GIVEN DATA →

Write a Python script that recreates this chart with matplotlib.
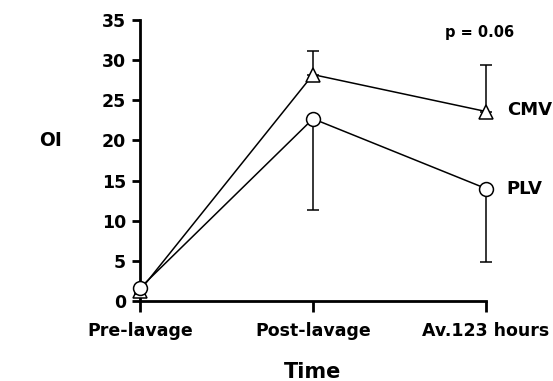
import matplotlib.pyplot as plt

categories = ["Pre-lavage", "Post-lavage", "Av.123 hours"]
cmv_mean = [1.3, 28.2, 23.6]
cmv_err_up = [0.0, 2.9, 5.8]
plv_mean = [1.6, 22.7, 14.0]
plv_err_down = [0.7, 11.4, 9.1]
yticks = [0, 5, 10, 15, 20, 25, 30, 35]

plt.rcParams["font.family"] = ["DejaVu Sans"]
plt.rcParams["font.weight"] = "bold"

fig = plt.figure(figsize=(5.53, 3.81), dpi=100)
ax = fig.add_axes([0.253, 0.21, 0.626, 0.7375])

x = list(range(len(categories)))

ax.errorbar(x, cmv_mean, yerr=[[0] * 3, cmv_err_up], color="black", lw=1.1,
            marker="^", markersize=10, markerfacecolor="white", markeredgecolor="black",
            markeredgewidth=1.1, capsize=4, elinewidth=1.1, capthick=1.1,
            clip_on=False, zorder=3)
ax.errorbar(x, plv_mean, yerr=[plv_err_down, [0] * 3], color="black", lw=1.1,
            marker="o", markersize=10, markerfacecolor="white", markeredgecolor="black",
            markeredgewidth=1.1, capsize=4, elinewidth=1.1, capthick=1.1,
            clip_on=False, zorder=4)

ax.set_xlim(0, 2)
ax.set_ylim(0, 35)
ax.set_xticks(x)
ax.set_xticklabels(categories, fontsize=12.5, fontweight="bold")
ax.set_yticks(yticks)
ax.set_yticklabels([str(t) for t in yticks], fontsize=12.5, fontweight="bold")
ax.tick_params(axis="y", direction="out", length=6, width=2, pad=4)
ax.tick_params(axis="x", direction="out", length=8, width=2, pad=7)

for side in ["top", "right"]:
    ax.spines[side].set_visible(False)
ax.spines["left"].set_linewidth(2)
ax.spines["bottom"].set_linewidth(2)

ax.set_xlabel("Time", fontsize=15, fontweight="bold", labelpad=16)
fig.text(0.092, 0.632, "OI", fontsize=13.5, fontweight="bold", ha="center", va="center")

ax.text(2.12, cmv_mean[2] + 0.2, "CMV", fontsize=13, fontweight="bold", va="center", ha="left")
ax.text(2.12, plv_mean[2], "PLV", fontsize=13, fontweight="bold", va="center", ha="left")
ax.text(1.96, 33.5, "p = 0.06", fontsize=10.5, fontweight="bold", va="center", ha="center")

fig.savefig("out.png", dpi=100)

---

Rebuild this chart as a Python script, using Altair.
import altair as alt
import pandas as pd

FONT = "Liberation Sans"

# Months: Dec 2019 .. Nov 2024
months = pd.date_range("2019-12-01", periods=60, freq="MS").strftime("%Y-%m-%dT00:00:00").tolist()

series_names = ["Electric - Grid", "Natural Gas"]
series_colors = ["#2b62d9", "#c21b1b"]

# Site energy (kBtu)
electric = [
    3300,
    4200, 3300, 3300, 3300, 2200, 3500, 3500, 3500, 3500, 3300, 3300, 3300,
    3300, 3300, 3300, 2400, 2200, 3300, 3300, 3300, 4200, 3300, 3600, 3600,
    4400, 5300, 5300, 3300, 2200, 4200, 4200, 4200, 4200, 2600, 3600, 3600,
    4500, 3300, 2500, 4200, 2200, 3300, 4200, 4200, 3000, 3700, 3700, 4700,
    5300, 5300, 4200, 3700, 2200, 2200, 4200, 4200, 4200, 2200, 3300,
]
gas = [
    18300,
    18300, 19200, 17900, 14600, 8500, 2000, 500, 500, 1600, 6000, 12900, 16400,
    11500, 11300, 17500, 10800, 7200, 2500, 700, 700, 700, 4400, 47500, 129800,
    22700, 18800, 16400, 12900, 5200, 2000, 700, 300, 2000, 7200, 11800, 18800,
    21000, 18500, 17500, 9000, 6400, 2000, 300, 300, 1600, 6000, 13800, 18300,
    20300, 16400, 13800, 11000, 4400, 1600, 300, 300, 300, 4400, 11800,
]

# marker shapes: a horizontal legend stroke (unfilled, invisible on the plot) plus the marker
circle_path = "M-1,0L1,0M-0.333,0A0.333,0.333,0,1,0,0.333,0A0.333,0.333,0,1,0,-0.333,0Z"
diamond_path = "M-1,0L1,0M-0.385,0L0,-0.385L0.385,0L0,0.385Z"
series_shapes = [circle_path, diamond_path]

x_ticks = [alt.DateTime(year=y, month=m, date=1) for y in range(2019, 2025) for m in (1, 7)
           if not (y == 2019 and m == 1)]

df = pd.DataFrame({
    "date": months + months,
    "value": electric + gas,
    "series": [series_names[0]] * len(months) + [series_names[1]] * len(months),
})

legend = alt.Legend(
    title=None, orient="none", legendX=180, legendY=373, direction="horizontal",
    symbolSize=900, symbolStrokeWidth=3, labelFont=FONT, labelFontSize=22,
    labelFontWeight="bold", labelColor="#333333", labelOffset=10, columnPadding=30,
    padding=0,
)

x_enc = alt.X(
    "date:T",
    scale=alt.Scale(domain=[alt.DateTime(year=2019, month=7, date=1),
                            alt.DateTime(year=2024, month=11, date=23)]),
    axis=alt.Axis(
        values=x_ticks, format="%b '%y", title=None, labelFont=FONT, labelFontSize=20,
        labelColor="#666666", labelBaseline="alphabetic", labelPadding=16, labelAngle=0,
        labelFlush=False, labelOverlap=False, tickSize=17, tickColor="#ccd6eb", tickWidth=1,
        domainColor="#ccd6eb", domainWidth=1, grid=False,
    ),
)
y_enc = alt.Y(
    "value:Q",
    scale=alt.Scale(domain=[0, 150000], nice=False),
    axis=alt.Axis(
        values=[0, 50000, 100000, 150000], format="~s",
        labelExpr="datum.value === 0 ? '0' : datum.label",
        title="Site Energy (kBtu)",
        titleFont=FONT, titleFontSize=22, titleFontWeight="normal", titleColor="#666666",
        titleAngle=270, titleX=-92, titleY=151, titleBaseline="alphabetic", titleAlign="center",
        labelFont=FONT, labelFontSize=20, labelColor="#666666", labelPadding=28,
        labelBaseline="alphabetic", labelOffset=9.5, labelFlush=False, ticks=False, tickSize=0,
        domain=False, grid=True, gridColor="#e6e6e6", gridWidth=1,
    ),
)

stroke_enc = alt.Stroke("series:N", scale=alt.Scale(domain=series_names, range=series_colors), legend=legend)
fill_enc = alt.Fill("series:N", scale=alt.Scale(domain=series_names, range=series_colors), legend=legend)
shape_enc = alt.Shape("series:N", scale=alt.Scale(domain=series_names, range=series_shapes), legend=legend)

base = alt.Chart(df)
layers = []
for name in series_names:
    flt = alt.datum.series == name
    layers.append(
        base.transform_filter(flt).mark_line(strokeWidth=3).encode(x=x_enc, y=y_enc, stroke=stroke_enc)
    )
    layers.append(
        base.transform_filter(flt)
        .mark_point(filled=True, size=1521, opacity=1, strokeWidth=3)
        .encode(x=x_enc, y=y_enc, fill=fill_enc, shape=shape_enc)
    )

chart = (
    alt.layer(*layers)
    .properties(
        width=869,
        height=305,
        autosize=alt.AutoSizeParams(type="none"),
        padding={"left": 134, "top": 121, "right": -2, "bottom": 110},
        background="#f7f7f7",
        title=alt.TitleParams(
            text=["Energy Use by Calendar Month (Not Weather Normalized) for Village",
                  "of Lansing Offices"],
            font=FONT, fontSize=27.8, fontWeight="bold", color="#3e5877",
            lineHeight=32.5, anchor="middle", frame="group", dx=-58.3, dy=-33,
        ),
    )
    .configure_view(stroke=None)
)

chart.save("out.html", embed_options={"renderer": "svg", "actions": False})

...

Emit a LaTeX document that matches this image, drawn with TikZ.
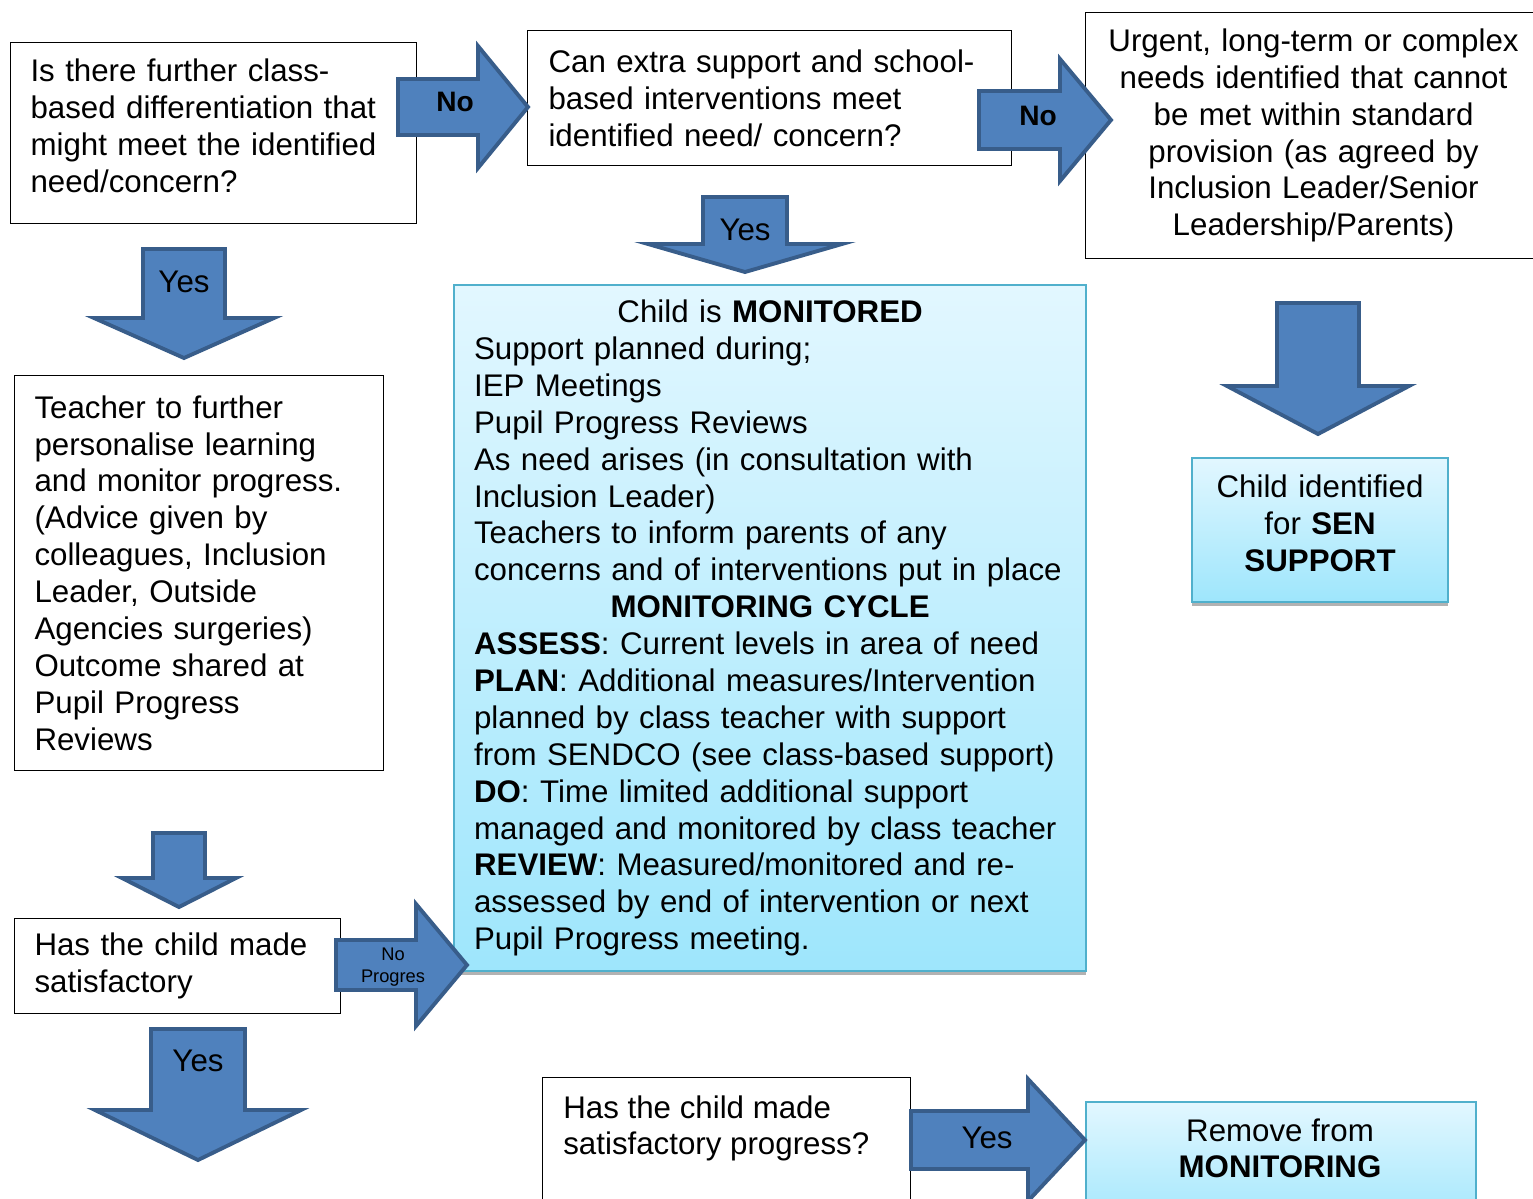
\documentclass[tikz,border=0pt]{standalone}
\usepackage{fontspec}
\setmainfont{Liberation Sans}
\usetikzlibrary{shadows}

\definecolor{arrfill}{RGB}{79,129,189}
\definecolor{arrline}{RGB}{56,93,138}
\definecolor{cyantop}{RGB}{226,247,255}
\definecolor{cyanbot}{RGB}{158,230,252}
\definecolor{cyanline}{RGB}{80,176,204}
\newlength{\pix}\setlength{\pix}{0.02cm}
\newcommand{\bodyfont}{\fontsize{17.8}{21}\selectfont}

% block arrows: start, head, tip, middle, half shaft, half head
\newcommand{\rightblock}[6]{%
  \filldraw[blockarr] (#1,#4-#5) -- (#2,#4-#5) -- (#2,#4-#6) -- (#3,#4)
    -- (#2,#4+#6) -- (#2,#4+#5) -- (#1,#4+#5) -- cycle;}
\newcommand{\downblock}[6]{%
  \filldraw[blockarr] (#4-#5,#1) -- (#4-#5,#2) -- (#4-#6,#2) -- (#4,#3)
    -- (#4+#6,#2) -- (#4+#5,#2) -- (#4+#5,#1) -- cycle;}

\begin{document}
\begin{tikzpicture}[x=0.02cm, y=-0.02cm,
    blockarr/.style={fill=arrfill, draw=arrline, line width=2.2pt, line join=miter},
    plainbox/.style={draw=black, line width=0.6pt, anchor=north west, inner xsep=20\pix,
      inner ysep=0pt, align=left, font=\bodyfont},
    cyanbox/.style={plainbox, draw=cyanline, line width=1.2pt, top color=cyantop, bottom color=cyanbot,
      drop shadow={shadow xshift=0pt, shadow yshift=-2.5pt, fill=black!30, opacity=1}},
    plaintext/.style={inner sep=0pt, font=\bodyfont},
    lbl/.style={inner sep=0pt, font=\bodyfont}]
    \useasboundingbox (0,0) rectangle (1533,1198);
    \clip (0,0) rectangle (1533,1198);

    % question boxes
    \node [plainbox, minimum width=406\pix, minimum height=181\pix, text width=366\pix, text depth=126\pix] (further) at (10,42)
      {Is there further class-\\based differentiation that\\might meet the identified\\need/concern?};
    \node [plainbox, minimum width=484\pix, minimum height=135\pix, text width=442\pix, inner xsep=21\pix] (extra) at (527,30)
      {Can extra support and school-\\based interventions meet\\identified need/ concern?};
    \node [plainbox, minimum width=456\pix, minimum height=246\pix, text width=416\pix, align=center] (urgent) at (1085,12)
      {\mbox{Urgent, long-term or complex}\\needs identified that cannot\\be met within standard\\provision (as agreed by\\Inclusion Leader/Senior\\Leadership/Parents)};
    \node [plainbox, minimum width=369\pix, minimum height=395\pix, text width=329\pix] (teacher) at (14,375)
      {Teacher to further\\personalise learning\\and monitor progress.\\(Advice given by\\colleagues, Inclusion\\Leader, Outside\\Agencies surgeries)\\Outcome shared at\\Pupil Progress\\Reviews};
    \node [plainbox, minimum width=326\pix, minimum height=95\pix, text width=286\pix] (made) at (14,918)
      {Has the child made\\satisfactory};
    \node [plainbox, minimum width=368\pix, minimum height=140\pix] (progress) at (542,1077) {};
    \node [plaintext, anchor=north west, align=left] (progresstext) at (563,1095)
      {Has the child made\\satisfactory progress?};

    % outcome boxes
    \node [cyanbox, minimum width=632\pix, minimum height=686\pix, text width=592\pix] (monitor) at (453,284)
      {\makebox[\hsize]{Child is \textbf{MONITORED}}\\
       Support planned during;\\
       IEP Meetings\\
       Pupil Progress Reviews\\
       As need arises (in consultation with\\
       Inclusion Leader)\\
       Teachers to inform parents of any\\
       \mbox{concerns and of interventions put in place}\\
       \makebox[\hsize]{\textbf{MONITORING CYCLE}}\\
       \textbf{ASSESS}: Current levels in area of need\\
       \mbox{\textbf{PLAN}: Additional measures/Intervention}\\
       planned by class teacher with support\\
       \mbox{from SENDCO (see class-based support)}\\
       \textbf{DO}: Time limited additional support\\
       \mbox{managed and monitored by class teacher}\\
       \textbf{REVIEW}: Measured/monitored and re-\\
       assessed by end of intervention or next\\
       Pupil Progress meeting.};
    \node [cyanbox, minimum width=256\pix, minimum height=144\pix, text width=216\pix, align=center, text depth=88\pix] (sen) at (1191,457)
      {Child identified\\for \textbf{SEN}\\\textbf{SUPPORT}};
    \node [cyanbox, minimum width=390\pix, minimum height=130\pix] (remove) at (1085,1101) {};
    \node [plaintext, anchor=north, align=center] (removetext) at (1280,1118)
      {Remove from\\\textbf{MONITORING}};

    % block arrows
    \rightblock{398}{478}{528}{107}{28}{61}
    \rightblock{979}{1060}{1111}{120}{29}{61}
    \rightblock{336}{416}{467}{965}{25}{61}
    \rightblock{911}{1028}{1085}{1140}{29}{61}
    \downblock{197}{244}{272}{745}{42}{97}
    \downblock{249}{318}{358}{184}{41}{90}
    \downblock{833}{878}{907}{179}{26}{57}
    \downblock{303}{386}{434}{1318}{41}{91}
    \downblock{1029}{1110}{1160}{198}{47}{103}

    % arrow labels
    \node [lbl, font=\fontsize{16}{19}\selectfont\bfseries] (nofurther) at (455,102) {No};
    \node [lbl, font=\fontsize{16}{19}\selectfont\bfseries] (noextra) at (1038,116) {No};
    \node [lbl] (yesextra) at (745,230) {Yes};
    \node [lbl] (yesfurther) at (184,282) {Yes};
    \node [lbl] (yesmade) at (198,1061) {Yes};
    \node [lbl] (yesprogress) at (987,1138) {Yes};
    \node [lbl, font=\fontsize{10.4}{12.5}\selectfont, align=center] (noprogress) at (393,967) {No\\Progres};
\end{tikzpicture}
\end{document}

YOUR OBJECTIVE →
Go up to the line with "Emit a LaTeX" and retype exactly from there through the line with "-- (#4+#6,#2) -- (#4+#5,#2)". Leave out pictures.

SOLUTION TO THIS TASK →
Emit a LaTeX document that matches this image, drawn with TikZ.
\documentclass[tikz,border=0pt]{standalone}
\usepackage{fontspec}
\setmainfont{Liberation Sans}
\usetikzlibrary{shadows}

\definecolor{arrfill}{RGB}{79,129,189}
\definecolor{arrline}{RGB}{56,93,138}
\definecolor{cyantop}{RGB}{226,247,255}
\definecolor{cyanbot}{RGB}{158,230,252}
\definecolor{cyanline}{RGB}{80,176,204}
\newlength{\pix}\setlength{\pix}{0.02cm}
\newcommand{\bodyfont}{\fontsize{17.8}{21}\selectfont}

% block arrows: start, head, tip, middle, half shaft, half head
\newcommand{\rightblock}[6]{%
  \filldraw[blockarr] (#1,#4-#5) -- (#2,#4-#5) -- (#2,#4-#6) -- (#3,#4)
    -- (#2,#4+#6) -- (#2,#4+#5) -- (#1,#4+#5) -- cycle;}
\newcommand{\downblock}[6]{%
  \filldraw[blockarr] (#4-#5,#1) -- (#4-#5,#2) -- (#4-#6,#2) -- (#4,#3)
    -- (#4+#6,#2) -- (#4+#5,#2) -- (#4+#5,#1) -- cycle;}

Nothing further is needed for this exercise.